Terça, 31.
Portugal faz pena. Transformámo-nos num
povo apático, sem energia anímica, entregue à turba de mangas-de-alpaca que nos
dão ordens directamente do edifício mastodôntico, espécie de aquário de onde os
peixes graúdos nos agridem, humilham, submetem, escarnecem, manipulam, roubam,
empobrecem e fazem dez milhões de um povo nobre que outrora deu cartas à Europa
e ao mundo, escravos a ganhar para os seus luxos, o seu trem-de-vida, a sua
avidez, a sua orgulho. É triste ver o Presidente da República andar de gabinete
em gabinete, a esmolar por caridade à senhora Merkel que não nos afogue na
miséria, nos poupe à pena de morte económica, ao castigo de mais austeridade
que só nos afundou e nos deixou por duas gerações a pagar com língua de fora os
juros do que nos emprestaram. Hoje, dá-me para pensar que talvez a nossa gente
tenha razão em se refugiar no futebol, na Senhora de Fátima, e na baixeza dos
programas televisivos: telenovelas em cadeia, concursos onde se ganha alguns
patacos, royalty shows, sessões de culinária, espectáculos festivaleiros de uma
mediocridade insuportável... Perdida a liberdade e a independência nacionais, somos
o que quiserem fazer de nós – miseráveis felizes ao sol por enquanto gratuito,
tocados pela letargia e o vazio.
- Diz o Índice Global da Escravatura que em Portugal existem 12.800 escravos.

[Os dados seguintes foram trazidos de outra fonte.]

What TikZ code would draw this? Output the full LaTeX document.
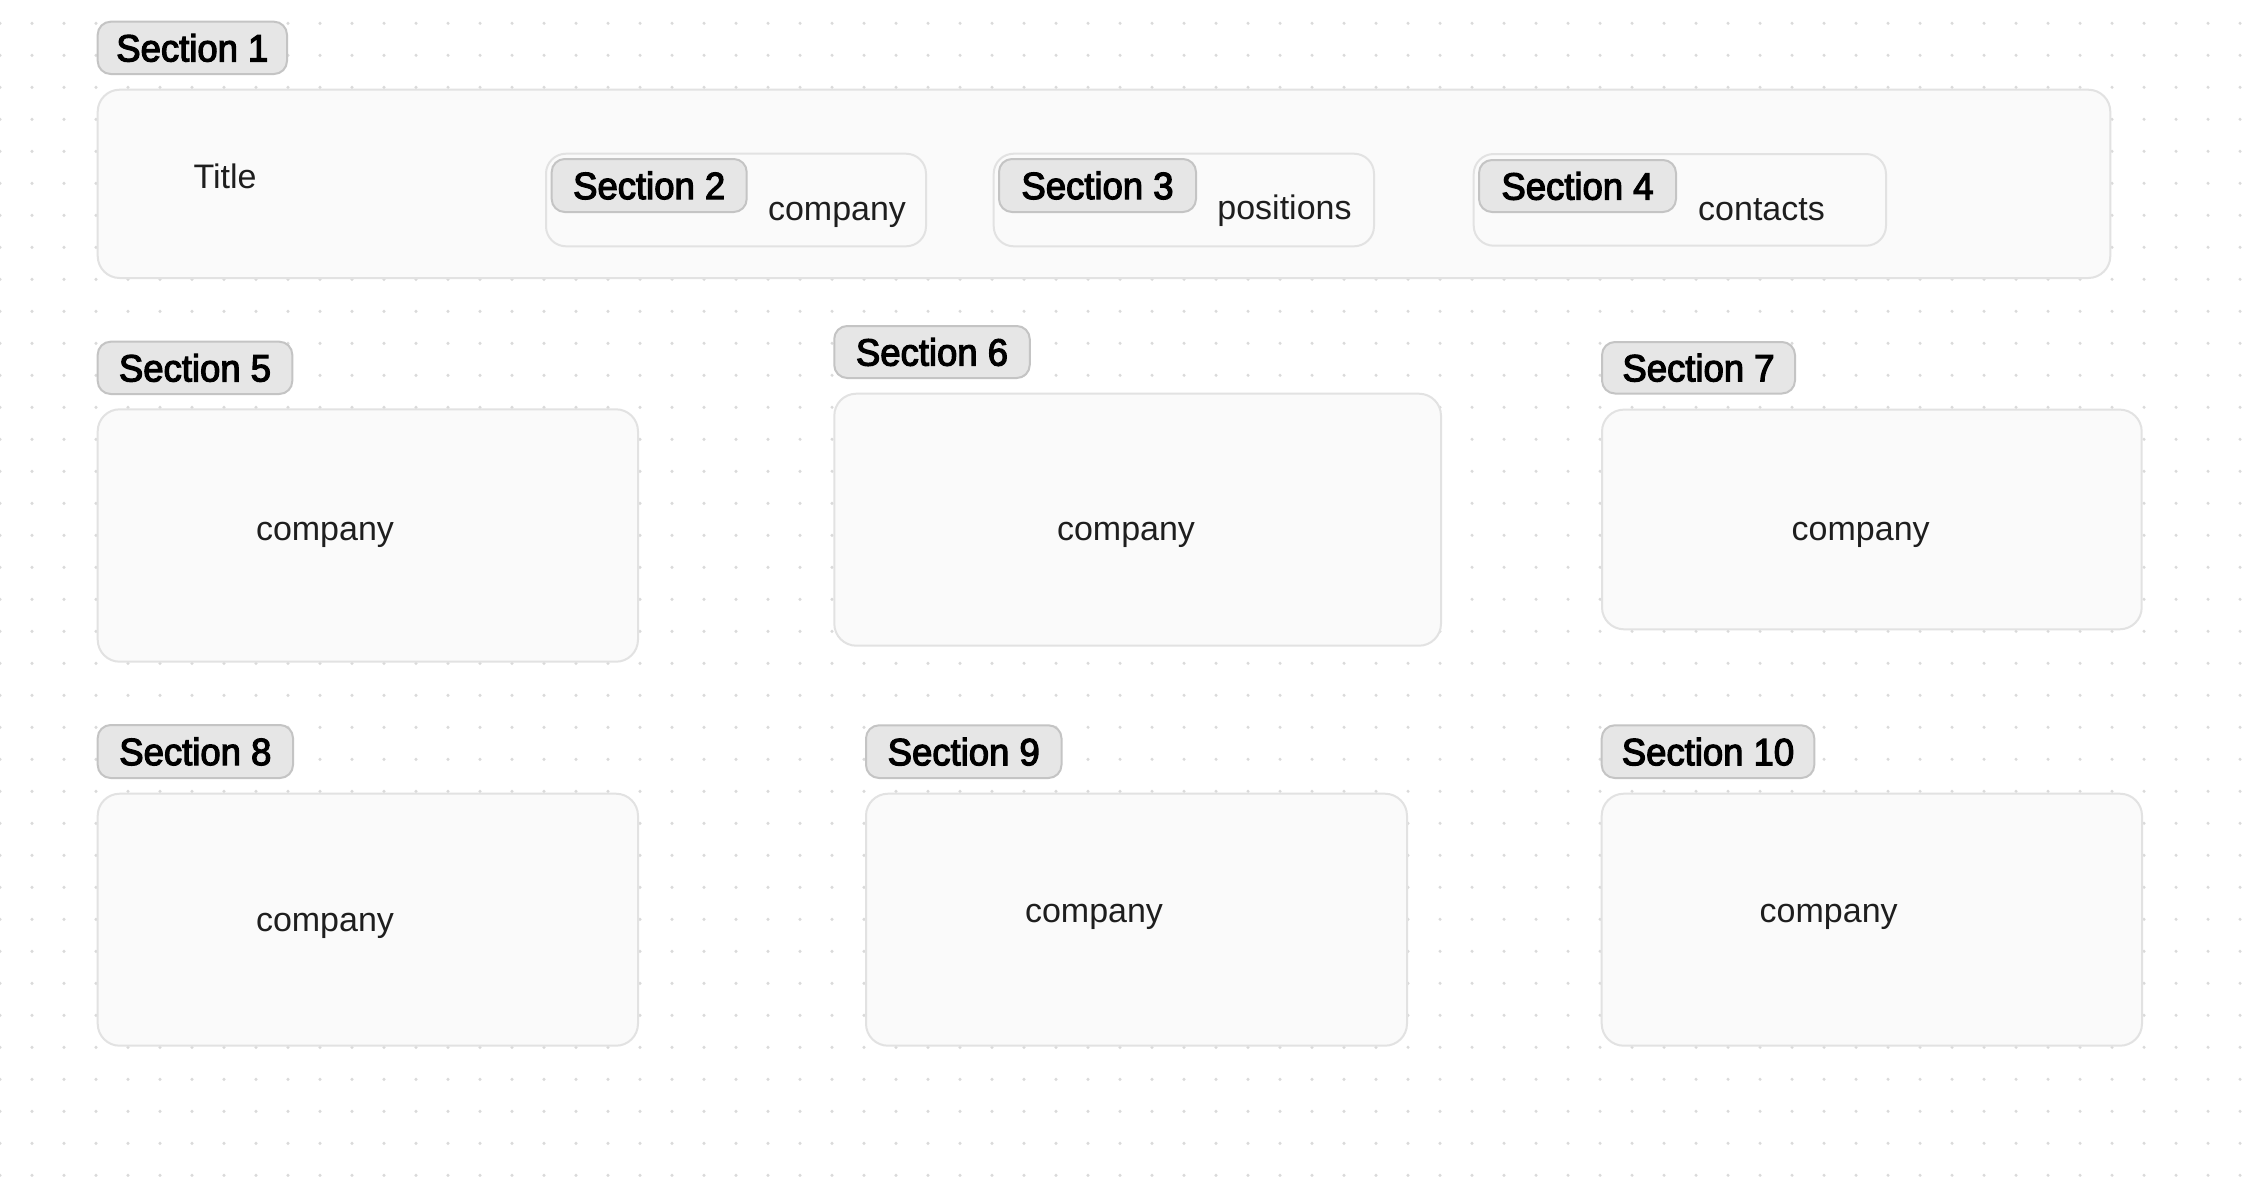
\documentclass[tikz,border=0pt]{standalone}
\usepackage{fontspec}
\setmainfont{Liberation Sans}
\newfontfamily\lblfont[FakeBold=3.2, FakeStretch=0.96]{Liberation Sans}
\definecolor{lblfill}{HTML}{E6E6E6}
\definecolor{lblborder}{HTML}{C4C4C4}
\definecolor{panelfill}{HTML}{FAFAFA}
\definecolor{panelborder}{HTML}{E2E2E2}
\definecolor{dotc}{HTML}{DADADA}
\definecolor{txtc}{HTML}{1E1E1E}
\tikzset{
  lbl/.style={draw=lblborder, line width=2pt, fill=lblfill, rounded corners=13pt,
    inner sep=0pt, font=\lblfont\fontsize{38}{42}\selectfont, text=black},
  panel/.style={draw=panelborder, line width=2pt, fill=panelfill, rounded corners=22pt, inner sep=0pt},
  subpanel/.style={panel, rounded corners=20pt},
  txt/.style={font=\fontsize{34}{40}\selectfont, text=txtc, anchor=base, inner sep=0pt},
}
\begin{document}
\begin{tikzpicture}[x=1pt,y=-1pt]
\useasboundingbox (0,0) rectangle (2252,1176);
\fill[white] (0,0) rectangle (2252,1176);
% dot grid
\fill[dotc] \foreach \i in {0,...,70} { \foreach \j in {0,...,36} { (\i*32, 23.3+\j*32) circle (1.7) } };
% panels
\node[panel, minimum width=2012.6pt, minimum height=188.3pt] (b1) at (1104, 183.85) {};
\node[subpanel, minimum width=380pt, minimum height=92.6pt] (b2) at (736, 200) {};
\node[subpanel, minimum width=380.3pt, minimum height=92.6pt] (b3) at (1183.85, 200) {};
\node[subpanel, minimum width=412.3pt, minimum height=91.7pt] (b4) at (1679.85, 199.85) {};
\node[panel, minimum width=540.3pt, minimum height=252.4pt] (b5) at (367.85, 535.5) {};
\node[panel, minimum width=606.7pt, minimum height=252pt] (b6) at (1137.65, 519.7) {};
\node[panel, minimum width=539.7pt, minimum height=219.7pt] (b7) at (1871.85, 519.45) {};
\node[panel, minimum width=540.3pt, minimum height=252pt] (b8) at (367.85, 919.7) {};
\node[panel, minimum width=541pt, minimum height=252pt] (b9) at (1136.5, 919.7) {};
\node[panel, minimum width=540.3pt, minimum height=252pt] (b10) at (1871.85, 919.7) {};
% labels
\node[lbl, minimum width=189.3pt, minimum height=52.3pt] (l1) at (192.35, 47.85) {Section 1};
\node[lbl, minimum width=195pt, minimum height=53pt] (l2) at (649.2, 185.5) {Section 2};
\node[lbl, minimum width=197pt, minimum height=53pt] (l3) at (1097.5, 185.5) {Section 3};
\node[lbl, minimum width=197pt, minimum height=52pt] (l4) at (1577.5, 186) {Section 4};
\node[lbl, minimum width=194.6pt, minimum height=52.3pt] (l5) at (195, 367.85) {Section 5};
\node[lbl, minimum width=195.5pt, minimum height=52pt] (l6) at (932, 352) {Section 6};
\node[lbl, minimum width=193pt, minimum height=51.5pt] (l7) at (1698.5, 367.75) {Section 7};
\node[lbl, minimum width=195.3pt, minimum height=53pt] (l8) at (195.35, 751.5) {Section 8};
\node[lbl, minimum width=195.5pt, minimum height=52.7pt] (l9) at (963.75, 751.65) {Section 9};
\node[lbl, minimum width=212.6pt, minimum height=52.7pt] (l10) at (1708, 751.65) {Section 10};
% texts
\node[txt] (title) at (225, 188) {Title};
\node[txt] (t2) at (837, 220) {company};
\node[txt] (t3) at (1284.5, 219.5) {positions};
\node[txt] (t4) at (1761.5, 220) {contacts};
\node[txt] (t5) at (325, 540) {company};
\node[txt] (t6) at (1126, 540) {company};
\node[txt] (t7) at (1860.7, 540) {company};
\node[txt] (t8) at (325, 931.7) {company};
\node[txt] (t9) at (1094, 922.7) {company};
\node[txt] (t10) at (1828.7, 922.7) {company};
\end{tikzpicture}
\end{document}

Enganaram-se ou não observaram com atenção. Para mim deve rondar os 90 por
cento, mas por conveniência de ordem vária, não contaram com a miséria, a indigência,
a triste vida da maioria da população com salários de sobrevivência e às ordens
do fisco para quem destilam de sol a sol de língua de fora. Pura e simplesmente
não lhes convém.
- Séneca:
Quand nous sommes accablés d´infirmités,
insupportables à nous-mêmes et aux autres, c´est un signe que les dieux nous
font pour nous inviter à les rejoindre.